>> Start

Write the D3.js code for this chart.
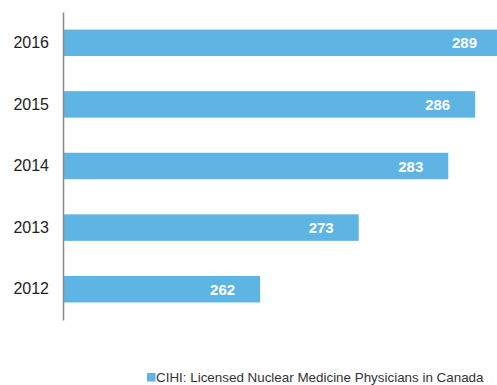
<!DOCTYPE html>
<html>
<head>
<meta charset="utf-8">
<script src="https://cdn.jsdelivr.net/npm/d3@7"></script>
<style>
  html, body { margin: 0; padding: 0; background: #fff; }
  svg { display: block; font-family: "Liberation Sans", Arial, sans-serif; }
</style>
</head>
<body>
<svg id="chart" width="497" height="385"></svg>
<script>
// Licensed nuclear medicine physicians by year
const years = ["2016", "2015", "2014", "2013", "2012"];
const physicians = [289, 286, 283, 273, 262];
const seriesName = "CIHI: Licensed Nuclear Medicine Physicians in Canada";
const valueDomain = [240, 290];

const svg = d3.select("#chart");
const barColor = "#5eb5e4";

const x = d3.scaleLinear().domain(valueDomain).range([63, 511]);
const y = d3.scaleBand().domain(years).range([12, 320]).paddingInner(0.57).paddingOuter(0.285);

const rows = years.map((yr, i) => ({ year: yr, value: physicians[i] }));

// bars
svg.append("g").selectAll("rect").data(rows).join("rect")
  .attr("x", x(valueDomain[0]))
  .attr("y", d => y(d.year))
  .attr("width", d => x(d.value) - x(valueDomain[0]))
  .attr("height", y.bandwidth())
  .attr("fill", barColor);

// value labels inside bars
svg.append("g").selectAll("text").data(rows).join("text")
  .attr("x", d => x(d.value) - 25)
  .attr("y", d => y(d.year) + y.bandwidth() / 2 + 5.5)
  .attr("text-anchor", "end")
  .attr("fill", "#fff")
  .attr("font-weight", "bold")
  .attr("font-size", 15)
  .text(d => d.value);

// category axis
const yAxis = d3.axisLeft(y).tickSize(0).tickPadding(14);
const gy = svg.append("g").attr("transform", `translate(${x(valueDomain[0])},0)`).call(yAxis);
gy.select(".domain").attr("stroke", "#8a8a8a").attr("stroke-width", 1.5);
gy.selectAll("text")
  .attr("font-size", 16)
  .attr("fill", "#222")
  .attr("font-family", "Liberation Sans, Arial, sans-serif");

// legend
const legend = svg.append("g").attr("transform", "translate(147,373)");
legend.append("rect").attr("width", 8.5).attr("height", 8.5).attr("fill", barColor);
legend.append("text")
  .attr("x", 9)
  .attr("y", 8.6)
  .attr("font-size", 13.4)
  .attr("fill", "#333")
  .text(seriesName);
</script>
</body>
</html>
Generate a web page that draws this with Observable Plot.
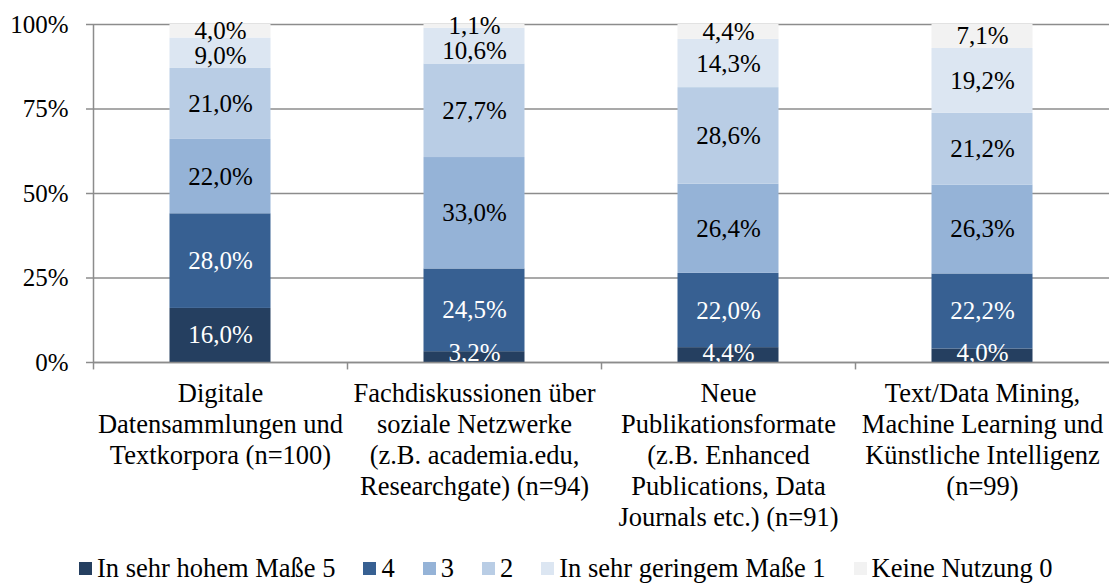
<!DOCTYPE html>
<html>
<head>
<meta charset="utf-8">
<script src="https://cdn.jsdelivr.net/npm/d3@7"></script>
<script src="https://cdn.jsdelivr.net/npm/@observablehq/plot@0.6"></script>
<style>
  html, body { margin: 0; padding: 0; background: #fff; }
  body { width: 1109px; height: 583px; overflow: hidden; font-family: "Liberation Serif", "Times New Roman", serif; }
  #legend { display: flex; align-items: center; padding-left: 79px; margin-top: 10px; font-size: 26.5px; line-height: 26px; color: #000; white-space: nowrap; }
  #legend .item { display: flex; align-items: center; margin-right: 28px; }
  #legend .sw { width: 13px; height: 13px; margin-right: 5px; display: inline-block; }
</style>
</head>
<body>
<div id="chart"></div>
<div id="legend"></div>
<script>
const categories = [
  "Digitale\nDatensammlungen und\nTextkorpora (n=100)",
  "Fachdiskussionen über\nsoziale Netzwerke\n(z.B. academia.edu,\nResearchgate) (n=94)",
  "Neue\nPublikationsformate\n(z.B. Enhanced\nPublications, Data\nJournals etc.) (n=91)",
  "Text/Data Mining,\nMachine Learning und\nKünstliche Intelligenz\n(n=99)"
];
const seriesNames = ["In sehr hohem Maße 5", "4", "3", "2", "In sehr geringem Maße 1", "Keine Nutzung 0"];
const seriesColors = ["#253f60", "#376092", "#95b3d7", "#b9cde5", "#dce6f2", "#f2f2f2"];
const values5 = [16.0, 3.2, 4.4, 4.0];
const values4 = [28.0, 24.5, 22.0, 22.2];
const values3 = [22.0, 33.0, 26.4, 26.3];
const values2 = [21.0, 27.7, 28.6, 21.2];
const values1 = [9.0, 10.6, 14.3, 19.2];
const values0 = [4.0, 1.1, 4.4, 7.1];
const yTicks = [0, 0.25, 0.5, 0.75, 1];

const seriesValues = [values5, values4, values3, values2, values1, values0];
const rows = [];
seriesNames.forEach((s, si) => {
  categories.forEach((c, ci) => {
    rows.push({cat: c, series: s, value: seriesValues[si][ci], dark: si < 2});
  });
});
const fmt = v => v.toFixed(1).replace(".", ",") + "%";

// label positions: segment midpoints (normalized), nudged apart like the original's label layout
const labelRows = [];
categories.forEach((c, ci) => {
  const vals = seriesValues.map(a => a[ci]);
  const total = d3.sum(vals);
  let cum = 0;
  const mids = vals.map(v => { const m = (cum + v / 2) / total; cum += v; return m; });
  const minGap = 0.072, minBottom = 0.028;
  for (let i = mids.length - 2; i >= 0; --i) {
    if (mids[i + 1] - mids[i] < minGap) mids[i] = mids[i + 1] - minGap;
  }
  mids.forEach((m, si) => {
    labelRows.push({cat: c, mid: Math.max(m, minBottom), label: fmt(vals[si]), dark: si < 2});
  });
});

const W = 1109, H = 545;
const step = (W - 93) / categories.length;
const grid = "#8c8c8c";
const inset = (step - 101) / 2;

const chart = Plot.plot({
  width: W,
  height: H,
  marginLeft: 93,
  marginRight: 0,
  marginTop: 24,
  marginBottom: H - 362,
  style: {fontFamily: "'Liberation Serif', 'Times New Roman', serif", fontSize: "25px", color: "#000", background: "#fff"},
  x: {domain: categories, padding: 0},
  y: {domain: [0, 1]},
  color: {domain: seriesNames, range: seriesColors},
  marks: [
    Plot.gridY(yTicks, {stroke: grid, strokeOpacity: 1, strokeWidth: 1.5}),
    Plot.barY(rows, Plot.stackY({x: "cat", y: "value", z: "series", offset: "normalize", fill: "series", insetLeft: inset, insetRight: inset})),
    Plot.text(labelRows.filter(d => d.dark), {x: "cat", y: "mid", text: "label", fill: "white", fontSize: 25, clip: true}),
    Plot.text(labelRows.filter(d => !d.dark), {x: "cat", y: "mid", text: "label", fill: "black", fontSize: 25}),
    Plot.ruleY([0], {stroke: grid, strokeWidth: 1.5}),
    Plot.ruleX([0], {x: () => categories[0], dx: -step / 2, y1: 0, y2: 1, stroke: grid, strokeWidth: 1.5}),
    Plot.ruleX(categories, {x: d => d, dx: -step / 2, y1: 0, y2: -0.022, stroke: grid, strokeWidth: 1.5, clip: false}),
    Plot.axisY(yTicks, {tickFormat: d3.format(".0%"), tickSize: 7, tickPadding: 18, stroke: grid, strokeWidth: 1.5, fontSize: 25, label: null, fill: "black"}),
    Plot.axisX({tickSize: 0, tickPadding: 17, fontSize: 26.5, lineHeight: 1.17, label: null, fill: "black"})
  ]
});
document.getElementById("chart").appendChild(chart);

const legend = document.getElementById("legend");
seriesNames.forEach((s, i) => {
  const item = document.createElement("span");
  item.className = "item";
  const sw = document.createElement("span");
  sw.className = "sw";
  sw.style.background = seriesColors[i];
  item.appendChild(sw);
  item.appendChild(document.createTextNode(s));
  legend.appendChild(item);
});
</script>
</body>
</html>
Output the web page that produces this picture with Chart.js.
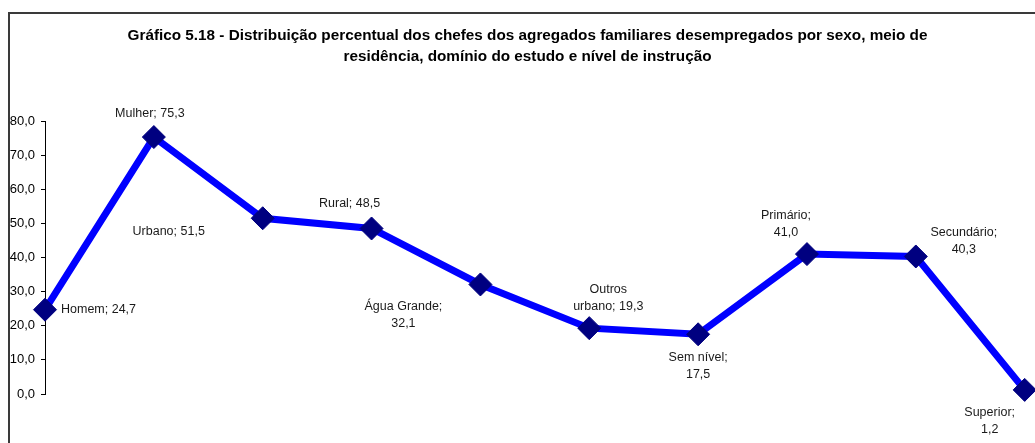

>> End

### TASK STATEMENT
Please write out all the data again word for word, but not the pictures.

### OUTPUT FOR THIS TASK
Write the D3.js code for this chart.
<!DOCTYPE html>
<html>
<head>
<meta charset="utf-8">
<script src="https://cdn.jsdelivr.net/npm/d3@7"></script>
<style>
  html, body { margin: 0; padding: 0; background: #fff; }
  svg { display: block; font-family: "Liberation Sans", Arial, sans-serif; }
</style>
</head>
<body>
<svg id="chart" width="497" height="385"></svg>
<script>
// Licensed nuclear medicine physicians by year
const years = ["2016", "2015", "2014", "2013", "2012"];
const physicians = [289, 286, 283, 273, 262];
const seriesName = "CIHI: Licensed Nuclear Medicine Physicians in Canada";
const valueDomain = [240, 290];

const svg = d3.select("#chart");
const barColor = "#5eb5e4";

const x = d3.scaleLinear().domain(valueDomain).range([63, 511]);
const y = d3.scaleBand().domain(years).range([12, 320]).paddingInner(0.57).paddingOuter(0.285);

const rows = years.map((yr, i) => ({ year: yr, value: physicians[i] }));

// bars
svg.append("g").selectAll("rect").data(rows).join("rect")
  .attr("x", x(valueDomain[0]))
  .attr("y", d => y(d.year))
  .attr("width", d => x(d.value) - x(valueDomain[0]))
  .attr("height", y.bandwidth())
  .attr("fill", barColor);

// value labels inside bars
svg.append("g").selectAll("text").data(rows).join("text")
  .attr("x", d => x(d.value) - 25)
  .attr("y", d => y(d.year) + y.bandwidth() / 2 + 5.5)
  .attr("text-anchor", "end")
  .attr("fill", "#fff")
  .attr("font-weight", "bold")
  .attr("font-size", 15)
  .text(d => d.value);

// category axis
const yAxis = d3.axisLeft(y).tickSize(0).tickPadding(14);
const gy = svg.append("g").attr("transform", `translate(${x(valueDomain[0])},0)`).call(yAxis);
gy.select(".domain").attr("stroke", "#8a8a8a").attr("stroke-width", 1.5);
gy.selectAll("text")
  .attr("font-size", 16)
  .attr("fill", "#222")
  .attr("font-family", "Liberation Sans, Arial, sans-serif");

// legend
const legend = svg.append("g").attr("transform", "translate(147,373)");
legend.append("rect").attr("width", 8.5).attr("height", 8.5).attr("fill", barColor);
legend.append("text")
  .attr("x", 9)
  .attr("y", 8.6)
  .attr("font-size", 13.4)
  .attr("fill", "#333")
  .text(seriesName);
</script>
</body>
</html>
Generate a web page that draws this with Observable Plot.
<!DOCTYPE html>
<html>
<head>
<meta charset="utf-8">
<script src="https://cdn.jsdelivr.net/npm/d3@7"></script>
<script src="https://cdn.jsdelivr.net/npm/@observablehq/plot@0.6"></script>
<style>
  html, body { margin: 0; padding: 0; background: #fff; }
  body { width: 1109px; height: 583px; overflow: hidden; font-family: "Liberation Serif", "Times New Roman", serif; }
  #legend { display: flex; align-items: center; padding-left: 79px; margin-top: 10px; font-size: 26.5px; line-height: 26px; color: #000; white-space: nowrap; }
  #legend .item { display: flex; align-items: center; margin-right: 28px; }
  #legend .sw { width: 13px; height: 13px; margin-right: 5px; display: inline-block; }
</style>
</head>
<body>
<div id="chart"></div>
<div id="legend"></div>
<script>
const categories = [
  "Digitale\nDatensammlungen und\nTextkorpora (n=100)",
  "Fachdiskussionen über\nsoziale Netzwerke\n(z.B. academia.edu,\nResearchgate) (n=94)",
  "Neue\nPublikationsformate\n(z.B. Enhanced\nPublications, Data\nJournals etc.) (n=91)",
  "Text/Data Mining,\nMachine Learning und\nKünstliche Intelligenz\n(n=99)"
];
const seriesNames = ["In sehr hohem Maße 5", "4", "3", "2", "In sehr geringem Maße 1", "Keine Nutzung 0"];
const seriesColors = ["#253f60", "#376092", "#95b3d7", "#b9cde5", "#dce6f2", "#f2f2f2"];
const values5 = [16.0, 3.2, 4.4, 4.0];
const values4 = [28.0, 24.5, 22.0, 22.2];
const values3 = [22.0, 33.0, 26.4, 26.3];
const values2 = [21.0, 27.7, 28.6, 21.2];
const values1 = [9.0, 10.6, 14.3, 19.2];
const values0 = [4.0, 1.1, 4.4, 7.1];
const yTicks = [0, 0.25, 0.5, 0.75, 1];

const seriesValues = [values5, values4, values3, values2, values1, values0];
const rows = [];
seriesNames.forEach((s, si) => {
  categories.forEach((c, ci) => {
    rows.push({cat: c, series: s, value: seriesValues[si][ci], dark: si < 2});
  });
});
const fmt = v => v.toFixed(1).replace(".", ",") + "%";

// label positions: segment midpoints (normalized), nudged apart like the original's label layout
const labelRows = [];
categories.forEach((c, ci) => {
  const vals = seriesValues.map(a => a[ci]);
  const total = d3.sum(vals);
  let cum = 0;
  const mids = vals.map(v => { const m = (cum + v / 2) / total; cum += v; return m; });
  const minGap = 0.072, minBottom = 0.028;
  for (let i = mids.length - 2; i >= 0; --i) {
    if (mids[i + 1] - mids[i] < minGap) mids[i] = mids[i + 1] - minGap;
  }
  mids.forEach((m, si) => {
    labelRows.push({cat: c, mid: Math.max(m, minBottom), label: fmt(vals[si]), dark: si < 2});
  });
});

const W = 1109, H = 545;
const step = (W - 93) / categories.length;
const grid = "#8c8c8c";
const inset = (step - 101) / 2;

const chart = Plot.plot({
  width: W,
  height: H,
  marginLeft: 93,
  marginRight: 0,
  marginTop: 24,
  marginBottom: H - 362,
  style: {fontFamily: "'Liberation Serif', 'Times New Roman', serif", fontSize: "25px", color: "#000", background: "#fff"},
  x: {domain: categories, padding: 0},
  y: {domain: [0, 1]},
  color: {domain: seriesNames, range: seriesColors},
  marks: [
    Plot.gridY(yTicks, {stroke: grid, strokeOpacity: 1, strokeWidth: 1.5}),
    Plot.barY(rows, Plot.stackY({x: "cat", y: "value", z: "series", offset: "normalize", fill: "series", insetLeft: inset, insetRight: inset})),
    Plot.text(labelRows.filter(d => d.dark), {x: "cat", y: "mid", text: "label", fill: "white", fontSize: 25, clip: true}),
    Plot.text(labelRows.filter(d => !d.dark), {x: "cat", y: "mid", text: "label", fill: "black", fontSize: 25}),
    Plot.ruleY([0], {stroke: grid, strokeWidth: 1.5}),
    Plot.ruleX([0], {x: () => categories[0], dx: -step / 2, y1: 0, y2: 1, stroke: grid, strokeWidth: 1.5}),
    Plot.ruleX(categories, {x: d => d, dx: -step / 2, y1: 0, y2: -0.022, stroke: grid, strokeWidth: 1.5, clip: false}),
    Plot.axisY(yTicks, {tickFormat: d3.format(".0%"), tickSize: 7, tickPadding: 18, stroke: grid, strokeWidth: 1.5, fontSize: 25, label: null, fill: "black"}),
    Plot.axisX({tickSize: 0, tickPadding: 17, fontSize: 26.5, lineHeight: 1.17, label: null, fill: "black"})
  ]
});
document.getElementById("chart").appendChild(chart);

const legend = document.getElementById("legend");
seriesNames.forEach((s, i) => {
  const item = document.createElement("span");
  item.className = "item";
  const sw = document.createElement("span");
  sw.className = "sw";
  sw.style.background = seriesColors[i];
  item.appendChild(sw);
  item.appendChild(document.createTextNode(s));
  legend.appendChild(item);
});
</script>
</body>
</html>
Output the web page that produces this picture with Chart.js.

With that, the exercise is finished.